[Begin]

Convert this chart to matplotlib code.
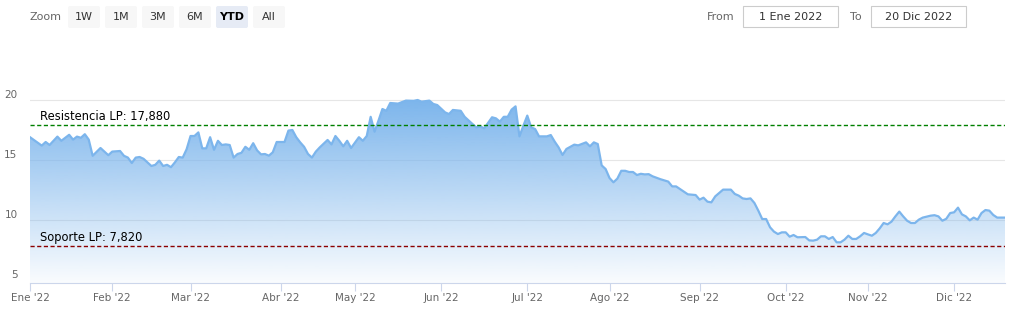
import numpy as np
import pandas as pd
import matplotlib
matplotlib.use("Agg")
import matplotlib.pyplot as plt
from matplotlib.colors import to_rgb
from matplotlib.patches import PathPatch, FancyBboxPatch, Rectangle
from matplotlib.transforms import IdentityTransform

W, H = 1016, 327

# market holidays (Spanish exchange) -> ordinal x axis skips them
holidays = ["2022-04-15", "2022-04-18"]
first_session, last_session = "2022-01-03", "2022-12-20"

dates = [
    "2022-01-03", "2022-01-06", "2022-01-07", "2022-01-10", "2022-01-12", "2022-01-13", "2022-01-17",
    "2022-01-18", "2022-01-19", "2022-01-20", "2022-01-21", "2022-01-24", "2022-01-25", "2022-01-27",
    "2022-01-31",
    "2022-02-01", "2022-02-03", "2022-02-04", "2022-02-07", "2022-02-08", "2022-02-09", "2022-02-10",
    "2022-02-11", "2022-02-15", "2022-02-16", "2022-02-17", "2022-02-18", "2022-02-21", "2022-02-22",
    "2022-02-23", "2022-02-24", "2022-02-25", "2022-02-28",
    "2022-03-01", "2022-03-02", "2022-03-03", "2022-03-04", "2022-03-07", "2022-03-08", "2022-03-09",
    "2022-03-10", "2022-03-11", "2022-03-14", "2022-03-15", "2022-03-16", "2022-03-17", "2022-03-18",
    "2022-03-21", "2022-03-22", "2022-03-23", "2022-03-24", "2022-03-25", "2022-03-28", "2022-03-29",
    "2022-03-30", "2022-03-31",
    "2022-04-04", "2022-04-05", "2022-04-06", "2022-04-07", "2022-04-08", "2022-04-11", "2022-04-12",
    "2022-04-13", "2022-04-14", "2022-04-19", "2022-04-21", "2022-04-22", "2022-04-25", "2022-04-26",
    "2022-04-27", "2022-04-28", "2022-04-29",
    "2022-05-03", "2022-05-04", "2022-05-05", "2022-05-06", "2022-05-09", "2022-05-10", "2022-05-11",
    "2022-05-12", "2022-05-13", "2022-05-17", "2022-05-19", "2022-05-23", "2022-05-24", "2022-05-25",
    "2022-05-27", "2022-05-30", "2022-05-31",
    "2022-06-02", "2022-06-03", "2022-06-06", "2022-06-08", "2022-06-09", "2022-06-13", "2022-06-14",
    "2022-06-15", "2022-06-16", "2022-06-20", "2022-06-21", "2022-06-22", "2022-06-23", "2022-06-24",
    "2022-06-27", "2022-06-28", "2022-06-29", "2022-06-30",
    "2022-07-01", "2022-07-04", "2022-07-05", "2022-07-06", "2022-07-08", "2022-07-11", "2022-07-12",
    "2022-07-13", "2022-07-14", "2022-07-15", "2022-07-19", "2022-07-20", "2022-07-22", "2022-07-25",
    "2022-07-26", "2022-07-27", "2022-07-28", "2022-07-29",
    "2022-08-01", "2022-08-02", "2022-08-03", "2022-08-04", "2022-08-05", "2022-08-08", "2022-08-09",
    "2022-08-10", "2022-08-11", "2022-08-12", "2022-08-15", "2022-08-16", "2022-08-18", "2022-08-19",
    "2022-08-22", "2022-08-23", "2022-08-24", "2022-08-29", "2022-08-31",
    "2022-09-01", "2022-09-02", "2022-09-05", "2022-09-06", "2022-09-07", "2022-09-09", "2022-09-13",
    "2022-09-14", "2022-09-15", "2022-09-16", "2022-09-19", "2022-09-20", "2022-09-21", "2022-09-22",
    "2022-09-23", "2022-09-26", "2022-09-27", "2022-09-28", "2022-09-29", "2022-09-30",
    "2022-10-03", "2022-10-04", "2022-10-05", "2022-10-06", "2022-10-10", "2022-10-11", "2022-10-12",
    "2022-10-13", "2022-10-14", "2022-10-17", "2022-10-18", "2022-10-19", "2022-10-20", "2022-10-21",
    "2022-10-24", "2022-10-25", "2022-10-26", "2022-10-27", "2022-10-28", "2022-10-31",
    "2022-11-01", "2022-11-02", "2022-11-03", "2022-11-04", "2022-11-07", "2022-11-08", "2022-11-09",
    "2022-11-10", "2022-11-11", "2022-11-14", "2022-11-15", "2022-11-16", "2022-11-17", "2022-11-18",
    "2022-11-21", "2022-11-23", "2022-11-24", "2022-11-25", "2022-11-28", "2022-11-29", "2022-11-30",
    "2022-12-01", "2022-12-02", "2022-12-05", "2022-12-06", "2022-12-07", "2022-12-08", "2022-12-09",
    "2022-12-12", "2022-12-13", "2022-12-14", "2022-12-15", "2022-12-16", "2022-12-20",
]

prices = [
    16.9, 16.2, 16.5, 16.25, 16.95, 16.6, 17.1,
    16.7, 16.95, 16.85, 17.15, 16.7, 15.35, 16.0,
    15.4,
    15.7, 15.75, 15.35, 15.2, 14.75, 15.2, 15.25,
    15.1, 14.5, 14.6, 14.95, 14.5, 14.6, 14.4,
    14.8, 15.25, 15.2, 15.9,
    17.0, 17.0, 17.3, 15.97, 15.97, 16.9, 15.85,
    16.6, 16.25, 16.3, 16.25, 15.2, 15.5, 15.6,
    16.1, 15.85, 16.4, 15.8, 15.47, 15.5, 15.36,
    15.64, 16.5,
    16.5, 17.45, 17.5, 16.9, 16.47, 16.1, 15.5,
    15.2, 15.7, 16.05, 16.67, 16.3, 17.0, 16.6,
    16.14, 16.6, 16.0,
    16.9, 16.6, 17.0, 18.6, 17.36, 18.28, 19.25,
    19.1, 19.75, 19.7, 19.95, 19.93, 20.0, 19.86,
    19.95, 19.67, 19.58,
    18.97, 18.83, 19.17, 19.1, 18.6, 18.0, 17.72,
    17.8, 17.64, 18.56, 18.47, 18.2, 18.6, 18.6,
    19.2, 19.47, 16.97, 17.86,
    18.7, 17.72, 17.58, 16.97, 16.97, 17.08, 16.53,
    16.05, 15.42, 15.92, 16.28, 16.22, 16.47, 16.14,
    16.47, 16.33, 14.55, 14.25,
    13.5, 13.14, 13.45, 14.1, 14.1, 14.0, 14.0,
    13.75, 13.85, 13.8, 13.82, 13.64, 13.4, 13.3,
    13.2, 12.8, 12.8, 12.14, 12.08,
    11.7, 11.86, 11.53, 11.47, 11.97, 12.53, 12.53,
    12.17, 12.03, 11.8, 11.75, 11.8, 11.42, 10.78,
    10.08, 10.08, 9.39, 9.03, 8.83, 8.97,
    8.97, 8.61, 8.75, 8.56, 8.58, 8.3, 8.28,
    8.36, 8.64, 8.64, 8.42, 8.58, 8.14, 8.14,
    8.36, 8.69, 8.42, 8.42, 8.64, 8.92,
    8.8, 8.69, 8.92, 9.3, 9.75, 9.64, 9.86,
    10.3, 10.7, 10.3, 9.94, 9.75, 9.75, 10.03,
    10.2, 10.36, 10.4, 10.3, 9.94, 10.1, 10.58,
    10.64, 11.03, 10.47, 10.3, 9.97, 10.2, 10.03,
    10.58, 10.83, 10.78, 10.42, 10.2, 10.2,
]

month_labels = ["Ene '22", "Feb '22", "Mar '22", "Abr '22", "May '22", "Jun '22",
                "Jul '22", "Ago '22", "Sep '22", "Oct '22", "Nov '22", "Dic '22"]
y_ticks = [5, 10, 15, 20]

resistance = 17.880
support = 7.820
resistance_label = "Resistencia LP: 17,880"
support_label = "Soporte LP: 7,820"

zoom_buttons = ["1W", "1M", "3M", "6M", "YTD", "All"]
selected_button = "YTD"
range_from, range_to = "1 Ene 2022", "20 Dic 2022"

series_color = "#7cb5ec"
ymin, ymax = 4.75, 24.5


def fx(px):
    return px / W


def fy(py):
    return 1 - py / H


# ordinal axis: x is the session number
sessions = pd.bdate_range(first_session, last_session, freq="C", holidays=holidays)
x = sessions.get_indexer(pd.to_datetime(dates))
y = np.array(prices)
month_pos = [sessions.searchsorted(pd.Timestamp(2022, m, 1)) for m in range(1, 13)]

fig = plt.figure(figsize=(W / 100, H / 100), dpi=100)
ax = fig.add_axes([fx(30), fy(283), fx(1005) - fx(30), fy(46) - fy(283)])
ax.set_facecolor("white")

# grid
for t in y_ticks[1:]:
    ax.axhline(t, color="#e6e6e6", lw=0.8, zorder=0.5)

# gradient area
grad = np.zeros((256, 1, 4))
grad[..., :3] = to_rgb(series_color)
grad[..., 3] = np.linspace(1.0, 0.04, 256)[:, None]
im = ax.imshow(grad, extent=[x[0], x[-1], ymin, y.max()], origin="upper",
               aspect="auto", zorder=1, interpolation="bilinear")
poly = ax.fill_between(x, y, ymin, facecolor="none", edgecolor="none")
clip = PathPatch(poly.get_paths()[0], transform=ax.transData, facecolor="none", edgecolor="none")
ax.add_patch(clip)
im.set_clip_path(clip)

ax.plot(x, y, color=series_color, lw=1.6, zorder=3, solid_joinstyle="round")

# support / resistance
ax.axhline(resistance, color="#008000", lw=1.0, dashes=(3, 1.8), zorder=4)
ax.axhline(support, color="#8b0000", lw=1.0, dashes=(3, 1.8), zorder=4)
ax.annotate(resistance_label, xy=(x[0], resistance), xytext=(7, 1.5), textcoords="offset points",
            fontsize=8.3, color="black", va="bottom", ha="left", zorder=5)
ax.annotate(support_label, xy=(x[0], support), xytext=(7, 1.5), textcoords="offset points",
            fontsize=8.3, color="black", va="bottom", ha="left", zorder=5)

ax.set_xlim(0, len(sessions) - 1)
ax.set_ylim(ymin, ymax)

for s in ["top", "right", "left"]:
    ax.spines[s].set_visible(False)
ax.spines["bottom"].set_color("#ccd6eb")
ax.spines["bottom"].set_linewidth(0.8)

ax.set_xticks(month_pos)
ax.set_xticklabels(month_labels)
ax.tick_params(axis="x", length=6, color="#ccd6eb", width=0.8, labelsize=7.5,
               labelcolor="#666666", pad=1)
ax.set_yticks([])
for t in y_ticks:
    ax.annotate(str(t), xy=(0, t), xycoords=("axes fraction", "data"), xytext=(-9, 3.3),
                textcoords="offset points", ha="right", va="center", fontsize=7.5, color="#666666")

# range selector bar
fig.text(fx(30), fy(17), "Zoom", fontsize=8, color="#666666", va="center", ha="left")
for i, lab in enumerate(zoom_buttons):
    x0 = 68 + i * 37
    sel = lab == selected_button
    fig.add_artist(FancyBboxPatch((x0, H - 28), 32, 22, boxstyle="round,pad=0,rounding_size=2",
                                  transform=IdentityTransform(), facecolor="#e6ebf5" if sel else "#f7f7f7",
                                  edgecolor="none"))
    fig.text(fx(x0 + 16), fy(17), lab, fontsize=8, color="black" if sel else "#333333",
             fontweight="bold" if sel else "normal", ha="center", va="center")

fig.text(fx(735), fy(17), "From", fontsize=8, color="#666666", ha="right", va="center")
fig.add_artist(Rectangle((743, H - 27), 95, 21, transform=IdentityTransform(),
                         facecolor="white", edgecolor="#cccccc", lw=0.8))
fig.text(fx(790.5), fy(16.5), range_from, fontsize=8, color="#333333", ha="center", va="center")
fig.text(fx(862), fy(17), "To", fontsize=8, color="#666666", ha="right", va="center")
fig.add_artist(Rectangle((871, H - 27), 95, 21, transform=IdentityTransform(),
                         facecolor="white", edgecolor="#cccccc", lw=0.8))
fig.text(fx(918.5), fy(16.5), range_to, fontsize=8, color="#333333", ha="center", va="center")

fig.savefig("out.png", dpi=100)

[End]

Tally the lines in this data that hold the word "matplotlib" and state only the count.

7